SET EXERCISE
Do any lines in the data below contain "this"? If so, copy every one of them.

── MATERIALS PROVIDED

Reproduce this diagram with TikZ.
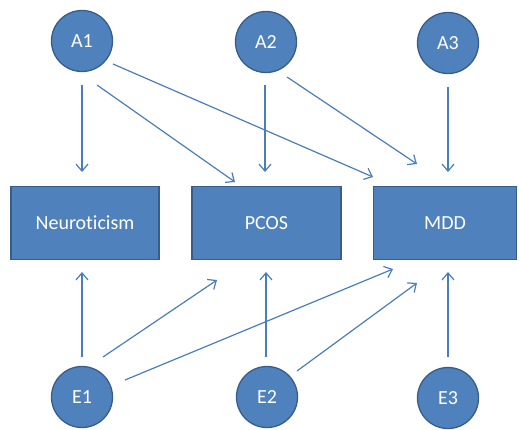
\documentclass[tikz,border=0pt]{standalone}
\usepackage{fontspec}
\setmainfont{Carlito}[Ligatures={NoCommon}]
\usetikzlibrary{arrows.meta,calc}
\definecolor{nodefill}{HTML}{4F81BD}
\definecolor{nodeline}{HTML}{385D8A}
\definecolor{arrowcol}{HTML}{4A7EBB}
\begin{document}
\begin{tikzpicture}[x=1pt,y=-1pt,
  latent/.style={circle,draw=nodeline,line width=1.3pt,fill=nodefill,minimum size=61pt,inner sep=0pt,text=white,font=\fontsize{20}{24}\selectfont},
  trait/.style={rectangle,draw=nodeline,line width=1.3pt,fill=nodefill,minimum height=73pt,inner sep=0pt,text=white,font=\fontsize{20}{24}\selectfont},
  arr/.style={draw=arrowcol,line width=1.2pt,-{Straight Barb[length=7pt,width=12pt,line width=1.2pt]}}]
\useasboundingbox (0,0) rectangle (519,429);
% latent nodes
\node[latent] (A1) at (82,41) {A1};
\node[latent] (A2) at (266,42) {A2};
\node[latent] (A3) at (448,43) {A3};
\node[latent] (E1) at (82,397) {E1};
\node[latent] (E2) at (267,397) {E2};
\node[latent] (E3) at (448,398) {E3};
% traits
\node[trait,minimum width=148pt] (N) at (85,223) {Neuroticism};
\node[trait,minimum width=149pt] (P) at (266.5,223) {PCOS};
\node[trait,minimum width=143pt] (M) at (445,223) {MDD};
% top arrows
\draw[arr] ($(A1)+(0,44)$) -- ($(N)+(-3,-51)$);
\draw[arr] ($(A1)+(15,44)$) -- ($(P)+(-31.5,-41)$);
\draw[arr] ($(A1)+(31,23)$) -- ($(M)+(-72,-46)$);
\draw[arr] ($(A2)+(-1,43)$) -- ($(P)+(-1.5,-51)$);
\draw[arr] ($(A2)+(21,35)$) -- ($(M)+(-28,-59)$);
\draw[arr] ($(A3)+(0,44)$) -- ($(M)+(3,-51)$);
% bottom arrows
\draw[arr] ($(E1)+(0,-40)$) -- ($(N)+(-3,49)$);
\draw[arr] ($(E1)+(21,-40)$) -- ($(P)+(-49.5,57)$);
\draw[arr] ($(E1)+(43,-17)$) -- ($(M)+(-52,46)$);
\draw[arr] ($(E2)+(-1,-40)$) -- ($(P)+(-0.5,49)$);
\draw[arr] ($(E2)+(30,-26)$) -- ($(M)+(-28,60)$);
\draw[arr] ($(E3)+(0,-41)$) -- ($(M)+(3,49)$);
\end{tikzpicture}
\end{document}
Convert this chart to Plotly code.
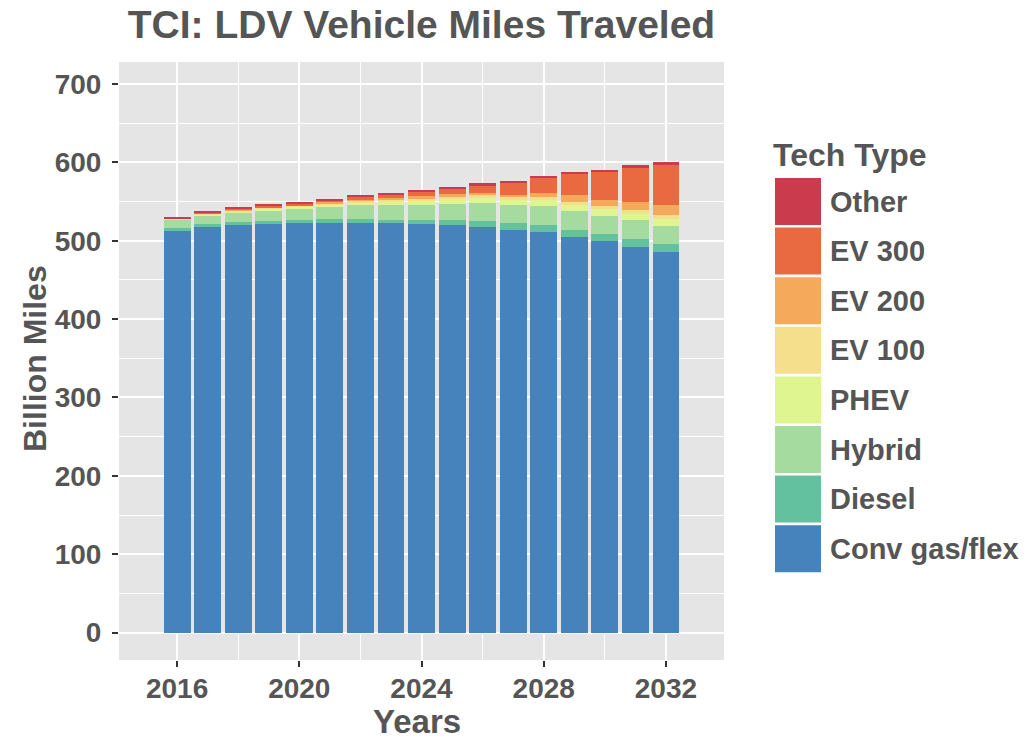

────

EXERCISE RESULT
Reproduce this diagram with TikZ.
Convert this chart to Plotly code.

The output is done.